How much does a registered agent service cost in Nevada?
The cost of a registered agent service varies. A registered agent service that simply offers mail forwarding will be fairly inexpensive compared to one that scans your mail, offers an online portal, sends reminders about annual reports, and provides add-on services as needed.
Registered agent services typically bill annually, and the cost will likely range between $50-$300.
How does an owner select a registered agent in Nevada?
In Nevada, a registered agent is listed on the LLC formation papers known as the Articles of Organization. Plus, there’s an additional form that must be submitted.

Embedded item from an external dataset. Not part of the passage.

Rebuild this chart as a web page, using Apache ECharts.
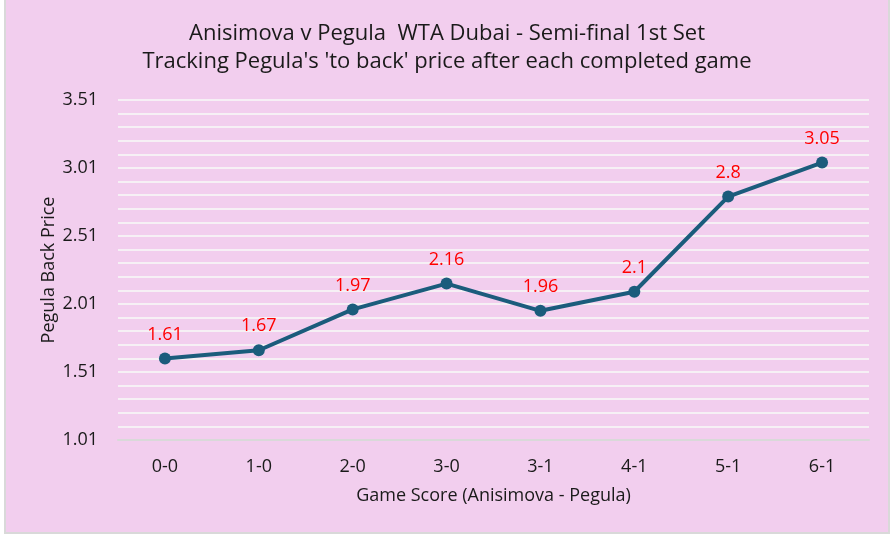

As part of the Articles of Organization paperwork, there’s a Certificate of Acceptance of Appointment by Registered Agent that must be signed and submitted to the state. The document is meant to provide proof that the listed registered agent is aware of their role and willing to accept the responsibility.
Can a company change its registered agent?
Yes. A company’s registered agent can be changed at any time. Maybe the person appointed took a different job or moved to another state, for example, so a change must be made. To do so, a State of Change of Registered Agent by Represented Entity form must be filled out and filed, which can be found on the secretary of state’s website. There is a filing fee of $60.
What’s a statutory agent?
A statutory agent and a registered agent are the same things. Different states have different titles for a company’s point of contact. The most common term is the registered agent, but statutory agent, resident agent, and service of process agent are alternatives to registered agent.
What’s a commercial registered agent?
During your research, you might be asked if your registered agent is commercial or non-commercial. If you’re working with a registered agent service, your company has a commercial registered agent. If the registered agent is a person or a company it’s considered a non-commercial agent.